Location
- 416 West 3rd Street Sedalia, (Pettis County), Missouri 65301 United States 38°42′33″N 93°13′56″W﻿ / ﻿38.70917°N 93.23222°W

Information
- Type: Private, Coeducational
- Religious affiliation: Roman Catholic
- Established: 1882
- Superintendent: Rev. Mark Miller
- Administrator: Dr. Mark Register
- Grades: K–12
- Colors: Red and White
- Athletics conference: Kaysinger
- Mascot: Gremlins
- Athletic Director: David Fall
- Website: http://www.gogremlins.com

= Sacred Heart High School (Missouri) =

Sacred Heart School is a private elementary and secondary school in Sedalia, Missouri, providing education for grades Kindergarten through 12th grade. It is a Roman Catholic school, affiliated with the Sacred Heart Church Parish in the Roman Catholic Diocese of Jefferson City.

==Background==
The school was founded in 1882 by the local pastor and staffed by the Sisters of the Precious Blood, with an enrollment of approximately 400 students. Student to teacher ratios range from 13.4 to 1 in the secondary school to 20 to 1 in the elementary grades.

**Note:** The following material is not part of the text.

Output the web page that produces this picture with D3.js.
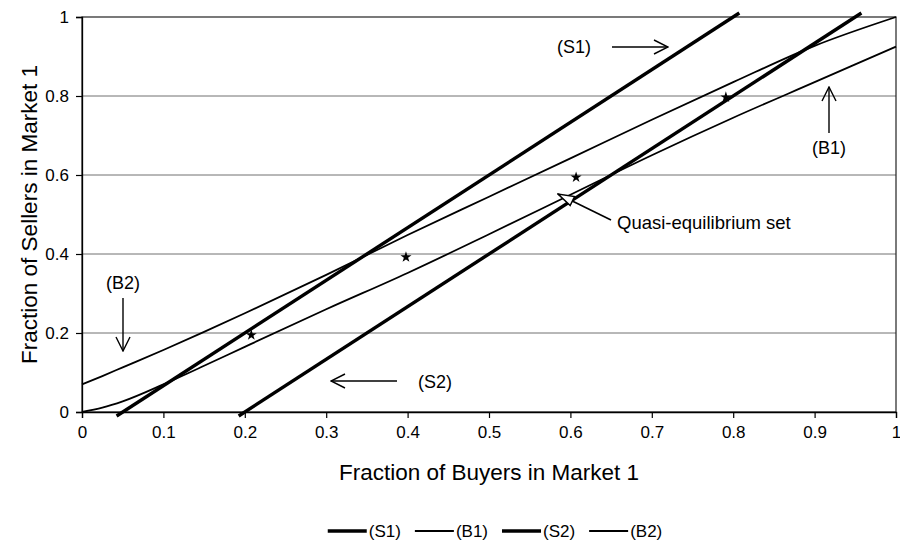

The school mascot is the Gremlin, with team colors of red and white.

==Athletics==
Sacred Heart won the State Championship in 2014 in Boys' Basketball. They have also won 2 State Championships in Volleyball and 3 in Boys' Golf. In 2006, they also won the State Championship in Baseball. They are a part of the Kaysinger Conference.